There is plenty more analysis that could be added on the question of abortion, but my point here is that Christian ethics is now counter-cultural all the way down. Not only do we make different decisions to our society on many issues, we have different accounts of the good and different ways of coming at moral reflection.

What are the implications of this for how we live in our society? I’m interested in your views.

By the way Bioedge is a great way to stay in touch with developments in bioethics in a very digestible way. You can see it
here and subscribe for free if your interested.

3 comments:

Anonymous said...

I feel very sad for a world where those who choose to kill their babies are so fearful and messed up that they demand that others join them in their brutalities.
If they are so sure their cause is right why do they need everyone to cheer them on? Cf 1 Peter 4:4.
On similar lines will they insist that other mothers terminate their 'less than perfect' or 'difficult' babies lest they feel guilty about making different choices?

Daniel McClintock said...

"Christian ethics is now counter-cultural all the way down. Not only do we make different decisions to our society on many issues, we have different accounts of the good and different ways of coming at moral reflection.

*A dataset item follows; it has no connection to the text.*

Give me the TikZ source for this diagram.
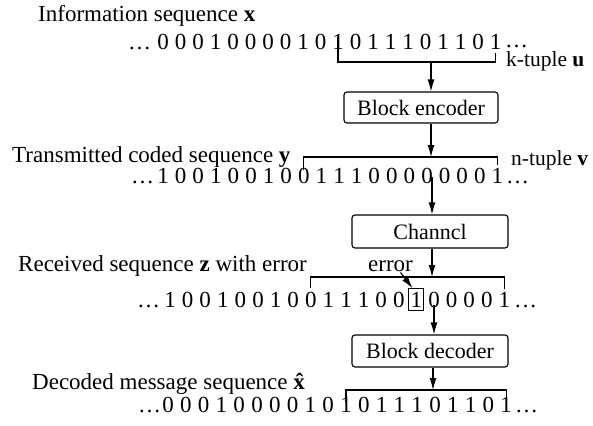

What are the implications of this for how we live in our society?"


I wish I had a creative answer, John. Unfortunately, the best I've got at the moment is- Make heaps of noise that makes heaps of sense.

Since our ethics are counter-cultural 'all the way down' we must be really careful to be clear when we speak, and work from the bottom-up. We don't share the same presuppositions as those we're trying to engage, so we need to start from there.

On abortion in particular, I think we need to first get the topic out of the realm of Feminism. If we can persuade our hearers that abortion is not a question of a woman's right to control her body, but a question of the ethical treatment of the unborn, we're half-way there. Similarly, if the discussion is removed from its ties with Feminism, a man may more easily share his views.

In all of this, though, we've got to be aware that the ethical base from which we are ultimately working is that revealed in scripture. There is right. There is wrong. There is a God-Judge. There is forgiveness in Christ. If we can make a lot of noise about Jesus that makes sense, we're doing society the best favour we can. But you already knew that.

Dan.

John McClean said...

Our challenge is - as Dan said - to make sense, when in fact our ethics is not likely to make sense to our world at any level.

One thing we've got to do is to live it well. Christian ethics may sound weird, but I am convinced that well lived it actually looks great. And there is certainly no point talking about it if we don't live it.